November 2, 2008 | David F. Coppedge

Solar System Surprises

In the last few days and weeks, more amazing discoveries were made about bodies in the solar system.

  1. Mercury:  Results from the second flyby of Mercury on Oct. 6 by MESSENGER were announced Oct 29.  This pass covered more “hidden” territory that had never been seen before, bringing the coverage to 95%.  According to Space.com and Science Daily, the spacecraft uncovered several “oddities.”
        For one thing, the western side seen for the first time is 30% smoother than the eastern side.  One crater was buried in solidified lava 12 times the height of the Washington Monument.  Reactions from scientists: “We need to think hard about why that’s actually the case,” said one.  “That’s an awful lot of volcanic material in one place for such a little planet.”  The laser altimeter measurements will help quantify the topographic relief scientists observed.  National Geographic News elaborated on why “huge volcanic eruptions” is surprising for this planet smaller than Jupiter’s Ganymede and Saturn’s Titan.
        Another “knock-your-socks-off” observation was that Mercury’s magnetic field has a strong interaction with the solar wind, casting a long tail on the night side.  For a world that was thought to be too small and dead to possess a magnetic field at all, Mercury was shown to have a symmetric dipole field.  Furthermore, it is closely aligned with the rotation axis – another difficulty for theory.  In addition, atoms of magnesium, sodium and calcium were detected in the planet’s tenuous atmosphere.
        For more interpretation of the new images, see the Planetary Society report.
  2. Enceladus:  The little moon of Saturn that creates its own ring around the planet by erupting ice particles out of its interior just got another visit on Halloween.  Cassini performed another tricky “skeet shoot” operation to image the surface while rotating during the fast flyby.  A blog by the team allows you to share the anticipation and relief of another successful pass.
        Pictures arriving Saturday show the best-ever views of the fissures at the south pole.  They have been posted at JPL and at Ciclops, the imaging team’s website.  Locations of known geyser plumes are circled on the snapshots.  One particular hi-res image shows that the surface is peppered with boulders and criss-crossed by fine fractures.  Are the ice blocks lobbed out of the fissures by eruptive activity?  Why is one plume not aligned with the tiger stripes?  As of this posting, very few interpretations have been posted.
        Cassini has additional flybys planned (the next is a year from now), but because of seasonal orbital characteristics and illumination, it will be a long, long time before any spacecraft can get images this good of this “fabulous place,” ISS team leader Carolyn Porco said.  A blogger on Unmanned Spaceflight calculated that to be around the year 2025.  In the meantime, these images and the data from the other 3 flybys of 2008 are sure to be featured in many scientific papers to come.

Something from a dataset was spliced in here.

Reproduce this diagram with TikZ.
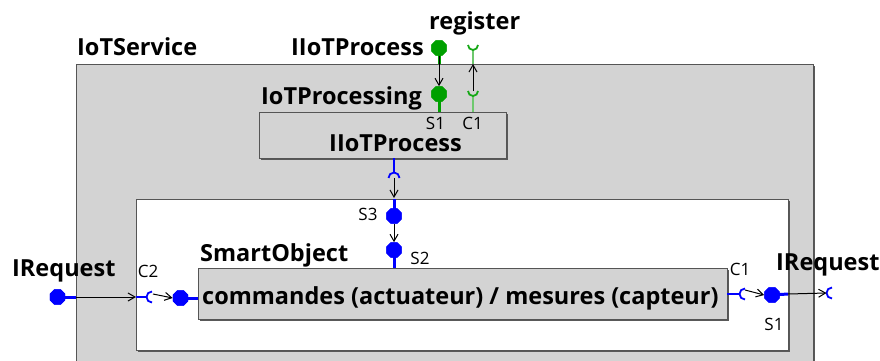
\documentclass[tikz,border=0pt]{standalone}
\usepackage{fontspec}
\setmainfont{Open Sans}
\usetikzlibrary{arrows.meta,shapes.geometric,shadows}
\definecolor{boxgray}{RGB}{211,211,211}
\definecolor{edgegray}{RGB}{85,85,85}
\definecolor{pgreen}{RGB}{0,160,0}
\definecolor{lgreen}{RGB}{110,200,110}
\definecolor{pblue}{RGB}{0,0,255}
\begin{document}
\begin{tikzpicture}[x=1pt,y=-1pt,
  lbl/.style={font=\fontsize{23.5}{25}\selectfont\bfseries, inner sep=0pt, anchor=base west},
  sm/.style={font=\fontsize{17}{19}\selectfont, inner sep=0pt},
  boxn/.style={draw=edgegray, line width=0.8pt, anchor=north west, inner sep=0pt,
     drop shadow={shadow xshift=1.3pt, shadow yshift=-1.3pt, fill=black!65, opacity=1}},
  portg/.style={regular polygon, regular polygon sides=8, fill=pgreen, draw=none, minimum size=16.5pt, inner sep=0pt},
  portb/.style={regular polygon, regular polygon sides=8, fill=pblue, draw=none, minimum size=16.5pt, inner sep=0pt},
  thickg/.style={draw=pgreen, line width=3pt},
  thickb/.style={draw=pblue, line width=3pt},
  thing/.style={draw=lgreen, line width=1.3pt},
  thinb/.style={draw=pblue, line width=1.1pt},
  sockg/.style={draw=pgreen!80!lgreen, line width=1.8pt},
  sockb/.style={draw=pblue, line width=1.8pt},
  arr/.style={draw=black, line width=1pt, -{Straight Barb[length=7pt,width=8pt]}},
]
\useasboundingbox (0,0) rectangle (880,361);
\fill[white] (0,0) rectangle (880,361);

% boxes
\node[boxn, fill=boxgray, minimum width=737pt, minimum height=320pt] (svc) at (76,64) {};
\node[boxn, fill=boxgray, minimum width=247pt, minimum height=46pt] (proc) at (259,112) {};
\node[boxn, fill=white, minimum width=652pt, minimum height=151pt] (wbox) at (136,199) {};
\node[boxn, fill=boxgray, minimum width=529pt, minimum height=51pt] (smart) at (198,268) {};

% labels
\node[lbl] (tsvc) at (77,56) {IoTService};
\node[lbl] (tproc) at (261,104) {IoTProcessing};
\node[lbl] (tiiot) at (291,56) {IIoTProcess};
\node[lbl] (treg) at (429,30) {register};
\node[lbl, anchor=base] (tin) at (395.5,151.5) {IIoTProcess};
\node[lbl] (tsmart) at (200,261) {SmartObject};
\node[lbl] (tcmd) at (202,304) {commandes (actuateur) / mesures (capteur)};
\node[lbl] (treqL) at (12,276) {IRequest};
\node[lbl] (treqR) at (776,270) {IRequest};
\node[sm] (ls1) at (435.5,123.5) {S1};
\node[sm] (lc1) at (472.5,123.5) {C1};
\node[sm] (ls3) at (368,214) {S3};
\node[sm] (ls2) at (420,258) {S2};
\node[sm] (lc2) at (148,271) {C2};
\node[sm] (lc1r) at (740,269) {C1};
\node[sm] (ls1r) at (774,324) {S1};

% coordinates
\coordinate (gtop) at (439,64);
\coordinate (gbot) at (439,112);
\coordinate (gso) at (473,45);
\coordinate (gsi) at (473,91);
\coordinate (gsb) at (473,64);
\coordinate (gsp) at (473,112);
\coordinate (msk) at (394,178);
\coordinate (mtop) at (394,158);
\coordinate (mwb) at (394,198);
\coordinate (mwt) at (394,199);
\coordinate (msb) at (394,268);
\coordinate (lbnd) at (76,297);
\coordinate (lwb) at (136,297);
\coordinate (c2sk) at (152,297);
\coordinate (lsm) at (198,298);
\coordinate (rsm) at (727,294);
\coordinate (c1sk) at (745,294);
\coordinate (rwb) at (788,294);
\coordinate (rsk) at (832,293);

% ports (named)
\node[portg] (pgo) at (439,48) {};
\node[portg] (pgi) at (439,94) {};
\node[portb] (pl) at (57.5,297) {};
\node[portb] (pl2) at (180.5,298) {};
\node[portb] (pr) at (772,295) {};
\node[portb] (ps3) at (394,216) {};
\node[portb] (ps2) at (394,250) {};

% thick port lines
\draw[thickg] (pgo.center) -- (gtop);
\draw[thickg] (pgi.center) -- (gbot);
\draw[thickb] (pl.center) -- (lbnd);
\draw[thickb] (pl2.center) -- (lsm);
\draw[thickb] (pr.center) -- (rwb);
\draw[thickb] (mwt) -- (ps3.center);
\draw[thickb] (ps2.center) -- (msb);

% sockets
\draw[thing] ([yshift=-5pt]gso) -- (gsb);
\draw[sockg] ([xshift=-5pt]gso) arc[start angle=180, end angle=360, radius=5pt];
\draw[thing] ([yshift=-5pt]gsi) -- (gsp);
\draw[sockg] ([xshift=-5pt]gsi) arc[start angle=180, end angle=360, radius=5pt];
\draw[thinb] (mtop) -- ([yshift=5.5pt]msk);
\draw[sockb] ([xshift=-5.5pt]msk) arc[start angle=180, end angle=0, radius=5.5pt];
\draw[thinb] (lwb) -- ([xshift=-5.5pt]c2sk);
\draw[sockb] ([yshift=5.5pt]c2sk) arc[start angle=90, end angle=270, radius=5.5pt];
\draw[thinb] (rsm) -- ([xshift=-5.5pt]c1sk);
\draw[sockb] ([yshift=5.5pt]c1sk) arc[start angle=90, end angle=270, radius=5.5pt];
\draw[sockb] ([yshift=5.5pt]rsk) arc[start angle=90, end angle=270, radius=5.5pt];

% ports on top of lines
\node[portg] at (pgo) {};
\node[portg] at (pgi) {};
\node[portb] at (pl) {};
\node[portb] at (pl2) {};
\node[portb] at (pr) {};
\node[portb] at (ps3) {};
\node[portb] at (ps2) {};

% connectors
\draw[arr] (pgo.south) -- (pgi.north);
\draw[arr] (gsi) -- (gsb);
\draw[arr] (msk) -- (mwb);
\draw[arr] (ps3.south) -- (ps2.north);
\draw[arr] (lbnd) -- (lwb);
\draw[arr] ([xshift=1pt,yshift=3pt]c2sk) -- (pl2.west);
\draw[arr] ([yshift=4pt]c1sk) -- (pr.west);
\draw[arr] (rwb) -- ([xshift=-5.5pt]rsk);
\end{tikzpicture}
\end{document}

Meanwhile, on Mars, the twin Mars Exploration Rovers are getting their own National Geographic TV special tonight to celebrate five years roving the red planet.  At Mars’ north pole, the Phoenix lander is struggling to eke out as much science as possible before winter, reported Space.com.

Those who realize just how difficult it is to get images like these will appreciate more than ever the privilege of being among the first human beings to see such wonders from distant lands.